Слабые связи с крестьянством лишь усугубляли непонимание нужд этого класса страны, составлявшего подавляющее большинство населения. Секретарь Пензенского губкома В. В. Кураев в своем докладе о земельной политике на VIII съезда партии говорил: «Исполнители на местах очень плохи, потому что вместо бережного, внимательного отношения к крестьянству мы наблюдаем совершенно обратное… Мы должны сказать… что поведение органов Советской власти в деревне во многих отношениях совершенно недопустимо… Мы должны помнить, что крестьянин прежде всего земледелец… В области земледелия мы не только не улучшаем его положения, а, наоборот, разрушаем крестьянское хозяйство. Если бы я принес сюда все телеграммы, полученные в отделе обобществления сельского хозяйства, в которых говорится, что берут у крестьянина последнюю лошадь, последний скот… я бы развернул перед вами эту картину настоящего хищничества».
Однако молодые и неопытные руководители зачастую не замечали своего непонимания проблем различных классовых, социальных и национальных групп России.
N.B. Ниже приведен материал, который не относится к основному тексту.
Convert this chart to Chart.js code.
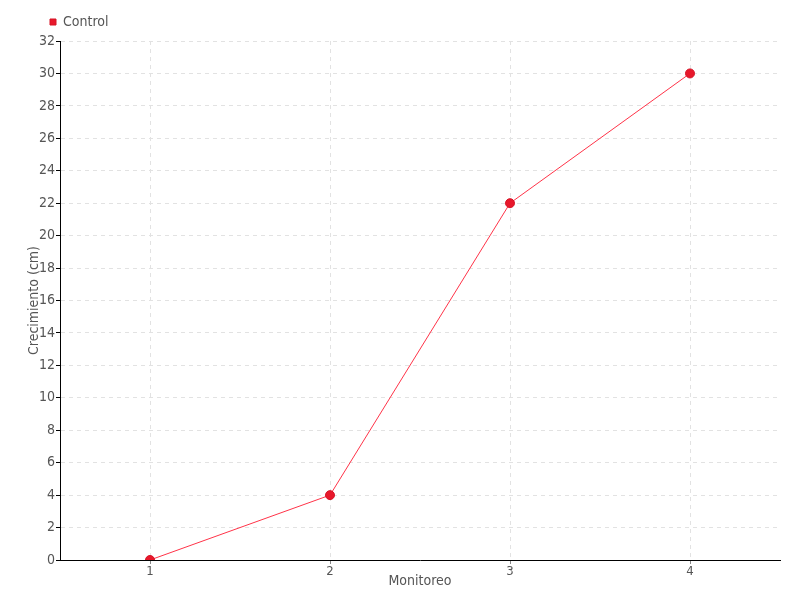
<!DOCTYPE html>
<html><head><meta charset="utf-8">
<script src="https://cdn.jsdelivr.net/npm/chart.js@4"></script>
<style>html,body{margin:0;padding:0;background:#fff}#w{width:800px;height:600px}</style>
</head><body><div id="w"><canvas id="c" width="800" height="600"></canvas></div>
<script>
const categories = ['1', '2', '3', '4'];
const controlValues = [0, 4, 22, 30];
const seriesLabel = 'Control';
const yTitle = 'Crecimiento (cm)';
const xTitle = 'Monitoreo';
const FONT = "'DejaVu Sans Condensed', 'Liberation Sans Narrow', 'Roboto', sans-serif";
const TXT = '#555555';

const legendShift = {
  id: 'legendShift',
  afterLayout(chart) {
    if (chart.legend) { chart.legend.left = 40; chart.legend.top -= 2; }
  }
};

new Chart(document.getElementById('c'), {
  type: 'line',
  data: {
    labels: categories,
    datasets: [{
      label: seriesLabel,
      data: controlValues,
      borderColor: '#ff3348',
      backgroundColor: '#e8182b',
      pointBackgroundColor: '#e8182b',
      pointBorderColor: '#d61427',
      pointBorderWidth: 1,
      pointRadius: 4.5,
      borderWidth: 1,
      tension: 0,
      fill: false
    }]
  },
  plugins: [legendShift],
  options: {
    responsive: false,
    animation: false,
    devicePixelRatio: 1,
    layout: { padding: { top: 7, right: 20, left: 0, bottom: 0 } },
    plugins: {
      legend: {
        display: true,
        align: 'start',
        labels: {
          usePointStyle: true,
          pointStyle: 'rect',
          boxWidth: 6,
          boxHeight: 6,
          color: TXT,
          font: { family: FONT, size: 14 },
          padding: 10
        }
      },
      tooltip: { enabled: false }
    },
    scales: {
      x: {
        offset: true,
        grid: {
          color: '#e2e2e2',
          tickColor: '#888888',
          tickLength: 4,
          tickBorderDash: [],
          offset: false
        },
        border: { color: '#000000', width: 1, dash: [4, 4] },
        ticks: { color: TXT, font: { family: FONT, size: 13 }, padding: 0, maxRotation: 0 },
        title: { display: true, text: xTitle, color: TXT, font: { family: FONT, size: 14 }, padding: { top: 0, bottom: 10 } },
        afterFit: (s) => { s.height = 40; }
      },
      y: {
        min: 0,
        max: 32,
        ticks: { stepSize: 2, color: TXT, font: { family: FONT, size: 14 }, padding: 1 },
        grid: {
          color: '#e2e2e2',
          tickColor: '#000000',
          tickLength: 4,
          tickBorderDash: []
        },
        border: { color: '#000000', width: 1, dash: [4, 4] },
        title: { display: true, text: yTitle, color: TXT, font: { family: FONT, size: 14 }, padding: { top: 26, bottom: 0 } },
        afterFit: (s) => { s.width = 60; }
      }
    }
  }
});
</script>
</body></html>
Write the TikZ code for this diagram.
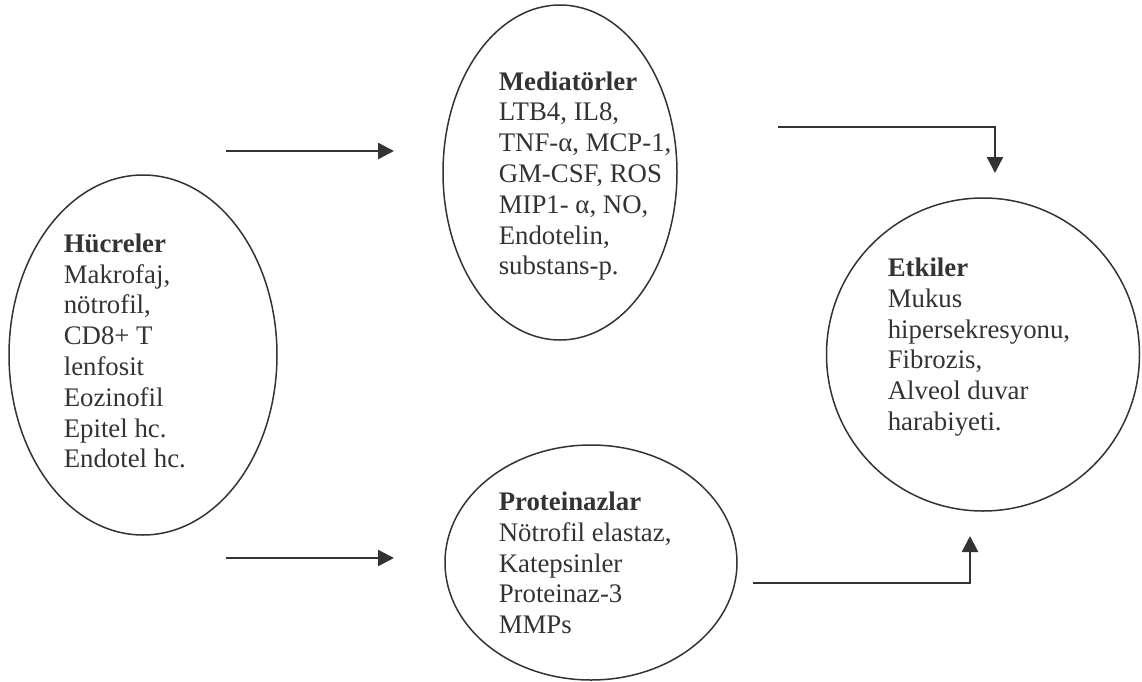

Претендуя на овладение передовыми знаниями об обществе, они предпочитали поучать. Готовность играть роль непогрешимых вождей страны, которую подметил П. Сорокин еще весной 1917 года, усилилась у многих большевиков в течение первых же дней их пребывания у власти. Уверенность в том, что они созданы для руководящей работы, порой сквозила в выступлениях делегатов съезда. Так, на XII съезде партии (1923) В. В. Косиор возмущался тем, что для него и его друзей «почти закрыта дорога в руководящие органы».
В то же время, заняв руководящие посты, многие деятели теперь требовали благ, которых не имело подавляющее большинство людей в разоренной стране. При этом они ссылались на свои лишения и страдания в годы подполья и пребывания в заключении. В сентябре 1920 года ЦК РКП(б) был вынужден обратиться с письмом, в котором говорилось: «Центральный комитет не мог не отметить того, что часть товарищей, претендующих на звание ответственных работников, на деле совершенно отрываются от партийной работы, не встречаются с широкими кругами рабочих, замыкаются в себе, отрываются от масс. Эти товарищи перестают хорошо исполнять и советскую работу. Постепенно они начинают относиться к своим обязанностям бюрократически и формально, вызывая этим справедливые нарекания со стороны рядовых рабочих. Громадное значение имеет также то материальное неравенство в среде самих коммунистов, которое создается сознательным и бессознательным злоупотреблением своей властью со стороны этой части ответственных работников, не брезгующих тем, чтобы установить для себя лично и для своих близких большие личные привилегии».